I want to get this out right off the bat – recessions are a part of the business cycle, thus part of every investor’s investing life. They occur every 4-10 years, so we must expect them. Some clients and financial pundits feel that we are on the precipice of a new recession. Maybe so, but you may be surprised to learn that we often don’t know we were in a recession until it has nearly run its course! For example:
- Remember the Great Recession that began in December 2007? The economists at the National Bureau of Economic Research (NBER), who are basically the official scorekeepers of recessions, didn’t discover the recession until December 2008 – a year late, and only a few months before the episode (officially) ended.
- The previous recession began in March 2001 – but the NBER didn’t call it a recession until November 26th of that year. By amazing coincidence, that was actually the same month it ended (as they told us many months later).
- The recession that began in July 1990 wasn’t called until April the following year. The recession that began in July 1981 wasn’t recognized until January of 1982. (Source: Are We Already in a Recession?/Marketwatch)
What we all really want to know is, “How have stocks performed in and around these past recessions?” You may be surprised to learn that the S&P 500 has finished positive during four of the last nine recessions.

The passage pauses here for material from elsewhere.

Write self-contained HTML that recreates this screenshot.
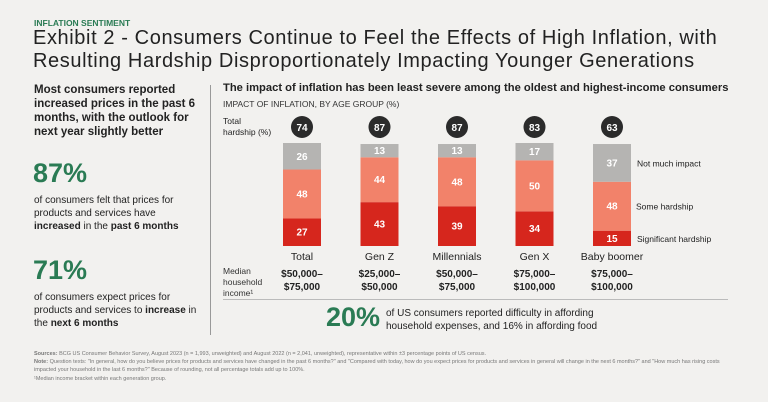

Stocks were positive in six out of the past nine times in the year leading up to the start of a recession, dispelling the myth that the stock market always acts as a leading indicator of economic activity.
There are some other numbers shown in the above chart that are noteworthy.
- Stock market performance during the last 9 recessions has averaged -1.5%. In 8 of the last 9 recessions (throwing out the last one) stocks averaged +2.69% per recession.
- While performance of the market in the year prior to a recession is usually positive, the returns in the 1-year, 3-year, and 5-year periods have averaged 15.3%, 40.1%, and 78.7%, which is impressive. This is another compelling piece of evidence that investing in periods of unrest usually pays off, often handsomely, for investors.
- Market returns before, during, and after a recession are unpredictable and vary widely.
As difficult as markets are to predict, recessions seem to be even more difficult to forecast as proven by the fact that in numerous past recessions we didn’t even know when one had started until months after it began. Don’t fret about a coming recession. It will arrive one day and when it does, it won’t be the end of the world – not even close.
Strive to tune out the noise that the financial media puts out, which can tempt you to take some sort of action with your portfolio to avoid their predicted downturn. Don’t be that investor who thinks people on radio or TV can predict recessions, markets, or the weather. They can’t.